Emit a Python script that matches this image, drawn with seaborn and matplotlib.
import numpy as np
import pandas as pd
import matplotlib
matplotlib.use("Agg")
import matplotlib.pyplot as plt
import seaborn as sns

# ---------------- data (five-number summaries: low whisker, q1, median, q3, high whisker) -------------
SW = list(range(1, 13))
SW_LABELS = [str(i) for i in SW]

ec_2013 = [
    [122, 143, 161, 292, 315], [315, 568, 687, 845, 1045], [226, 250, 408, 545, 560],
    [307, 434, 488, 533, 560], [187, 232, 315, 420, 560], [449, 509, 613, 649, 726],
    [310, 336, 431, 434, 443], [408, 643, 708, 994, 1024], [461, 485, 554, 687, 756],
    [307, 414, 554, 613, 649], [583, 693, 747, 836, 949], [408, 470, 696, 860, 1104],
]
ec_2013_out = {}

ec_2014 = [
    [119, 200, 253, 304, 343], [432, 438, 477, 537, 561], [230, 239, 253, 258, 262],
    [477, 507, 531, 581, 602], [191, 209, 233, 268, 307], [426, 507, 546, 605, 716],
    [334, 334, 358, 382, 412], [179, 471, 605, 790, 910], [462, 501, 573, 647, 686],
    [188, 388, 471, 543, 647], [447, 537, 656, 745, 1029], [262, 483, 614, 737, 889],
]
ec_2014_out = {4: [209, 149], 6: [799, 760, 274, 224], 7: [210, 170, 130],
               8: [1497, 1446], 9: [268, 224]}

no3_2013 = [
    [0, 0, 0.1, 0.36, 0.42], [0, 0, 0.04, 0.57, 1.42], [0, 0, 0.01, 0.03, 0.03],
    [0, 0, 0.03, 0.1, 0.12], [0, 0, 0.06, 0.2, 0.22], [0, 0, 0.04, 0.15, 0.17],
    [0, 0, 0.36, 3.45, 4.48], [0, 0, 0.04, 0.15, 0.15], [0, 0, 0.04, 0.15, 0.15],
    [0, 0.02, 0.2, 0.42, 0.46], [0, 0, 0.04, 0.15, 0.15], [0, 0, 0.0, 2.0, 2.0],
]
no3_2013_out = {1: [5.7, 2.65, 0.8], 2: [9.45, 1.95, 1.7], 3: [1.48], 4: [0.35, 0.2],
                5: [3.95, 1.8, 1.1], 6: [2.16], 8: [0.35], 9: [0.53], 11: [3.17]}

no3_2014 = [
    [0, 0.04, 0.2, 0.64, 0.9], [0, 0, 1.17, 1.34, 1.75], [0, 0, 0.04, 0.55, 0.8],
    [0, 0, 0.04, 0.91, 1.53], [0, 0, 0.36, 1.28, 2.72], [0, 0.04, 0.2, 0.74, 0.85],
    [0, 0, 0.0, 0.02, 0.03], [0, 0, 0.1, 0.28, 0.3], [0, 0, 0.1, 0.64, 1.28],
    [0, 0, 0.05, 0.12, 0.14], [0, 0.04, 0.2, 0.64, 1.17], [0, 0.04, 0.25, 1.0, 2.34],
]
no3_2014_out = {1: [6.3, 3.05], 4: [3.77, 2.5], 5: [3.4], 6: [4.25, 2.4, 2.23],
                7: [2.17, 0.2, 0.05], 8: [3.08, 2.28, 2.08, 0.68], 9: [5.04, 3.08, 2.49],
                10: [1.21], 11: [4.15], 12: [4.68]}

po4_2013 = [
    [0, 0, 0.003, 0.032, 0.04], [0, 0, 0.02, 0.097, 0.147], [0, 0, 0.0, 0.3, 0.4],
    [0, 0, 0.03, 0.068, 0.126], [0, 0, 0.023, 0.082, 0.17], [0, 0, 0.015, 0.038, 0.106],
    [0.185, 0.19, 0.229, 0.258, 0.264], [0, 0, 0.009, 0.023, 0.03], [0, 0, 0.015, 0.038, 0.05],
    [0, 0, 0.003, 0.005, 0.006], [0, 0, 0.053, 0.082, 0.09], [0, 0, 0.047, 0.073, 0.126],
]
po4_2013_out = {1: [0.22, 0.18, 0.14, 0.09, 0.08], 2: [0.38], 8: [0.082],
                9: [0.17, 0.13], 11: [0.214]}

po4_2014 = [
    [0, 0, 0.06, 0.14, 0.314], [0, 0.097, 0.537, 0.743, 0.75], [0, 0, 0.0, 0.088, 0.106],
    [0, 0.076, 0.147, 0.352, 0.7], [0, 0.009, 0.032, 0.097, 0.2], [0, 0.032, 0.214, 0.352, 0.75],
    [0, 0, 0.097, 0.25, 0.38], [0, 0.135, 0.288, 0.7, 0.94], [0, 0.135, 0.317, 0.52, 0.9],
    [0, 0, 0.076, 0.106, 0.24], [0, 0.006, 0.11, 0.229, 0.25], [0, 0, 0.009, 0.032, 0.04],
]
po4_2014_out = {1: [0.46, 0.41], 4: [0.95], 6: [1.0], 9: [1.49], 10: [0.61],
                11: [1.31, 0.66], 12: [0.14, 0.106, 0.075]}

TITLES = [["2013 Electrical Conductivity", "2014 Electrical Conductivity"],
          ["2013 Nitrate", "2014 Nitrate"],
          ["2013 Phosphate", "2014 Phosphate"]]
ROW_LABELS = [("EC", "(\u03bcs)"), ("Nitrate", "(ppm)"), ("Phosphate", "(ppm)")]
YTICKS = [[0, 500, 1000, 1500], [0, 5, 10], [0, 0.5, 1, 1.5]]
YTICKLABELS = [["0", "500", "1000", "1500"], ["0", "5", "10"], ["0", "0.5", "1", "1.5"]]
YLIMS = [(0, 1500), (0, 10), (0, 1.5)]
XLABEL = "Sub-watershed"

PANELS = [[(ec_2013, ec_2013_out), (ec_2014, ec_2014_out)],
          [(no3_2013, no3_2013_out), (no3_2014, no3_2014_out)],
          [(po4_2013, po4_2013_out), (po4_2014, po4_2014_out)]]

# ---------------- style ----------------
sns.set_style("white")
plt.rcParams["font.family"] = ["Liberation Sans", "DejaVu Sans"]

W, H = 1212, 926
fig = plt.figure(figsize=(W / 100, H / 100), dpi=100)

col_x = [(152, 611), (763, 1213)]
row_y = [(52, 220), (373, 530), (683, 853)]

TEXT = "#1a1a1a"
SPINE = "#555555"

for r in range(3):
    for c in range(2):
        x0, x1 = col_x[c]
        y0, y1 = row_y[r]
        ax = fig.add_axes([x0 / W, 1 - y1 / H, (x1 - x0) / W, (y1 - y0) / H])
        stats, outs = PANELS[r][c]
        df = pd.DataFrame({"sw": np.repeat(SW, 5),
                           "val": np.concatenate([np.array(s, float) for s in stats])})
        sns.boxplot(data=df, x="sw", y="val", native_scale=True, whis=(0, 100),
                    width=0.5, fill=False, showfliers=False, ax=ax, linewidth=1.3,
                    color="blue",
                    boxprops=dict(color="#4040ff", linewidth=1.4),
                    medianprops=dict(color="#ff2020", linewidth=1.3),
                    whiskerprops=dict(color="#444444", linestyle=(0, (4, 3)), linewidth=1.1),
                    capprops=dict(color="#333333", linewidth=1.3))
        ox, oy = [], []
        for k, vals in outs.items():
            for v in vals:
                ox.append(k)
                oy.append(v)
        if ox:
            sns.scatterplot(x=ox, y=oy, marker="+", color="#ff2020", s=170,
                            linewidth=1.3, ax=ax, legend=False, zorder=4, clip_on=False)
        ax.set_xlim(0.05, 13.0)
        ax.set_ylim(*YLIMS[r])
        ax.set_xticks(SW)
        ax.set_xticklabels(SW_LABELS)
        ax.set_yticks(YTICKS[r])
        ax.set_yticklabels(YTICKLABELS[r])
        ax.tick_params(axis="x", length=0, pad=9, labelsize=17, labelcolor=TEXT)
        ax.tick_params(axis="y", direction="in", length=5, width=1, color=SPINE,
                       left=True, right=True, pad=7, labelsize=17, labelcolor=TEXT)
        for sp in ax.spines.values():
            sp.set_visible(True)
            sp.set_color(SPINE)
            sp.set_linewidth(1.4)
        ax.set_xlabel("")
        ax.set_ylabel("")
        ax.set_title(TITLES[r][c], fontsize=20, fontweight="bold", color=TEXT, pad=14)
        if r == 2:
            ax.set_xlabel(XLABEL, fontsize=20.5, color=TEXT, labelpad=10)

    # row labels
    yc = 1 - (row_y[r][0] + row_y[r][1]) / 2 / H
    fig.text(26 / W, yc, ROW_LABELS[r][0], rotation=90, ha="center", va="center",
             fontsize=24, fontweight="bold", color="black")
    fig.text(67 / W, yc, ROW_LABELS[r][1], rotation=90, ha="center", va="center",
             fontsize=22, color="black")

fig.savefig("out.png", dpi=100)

• • • •

**SET TASK:** Only the lines from the beginning of the material to the line containing "import seaborn as sns" should be echoed, verbatim and in full.

**THE SOLUTION:**
Emit a Python script that matches this image, drawn with seaborn and matplotlib.
import numpy as np
import pandas as pd
import matplotlib
matplotlib.use("Agg")
import matplotlib.pyplot as plt
import seaborn as sns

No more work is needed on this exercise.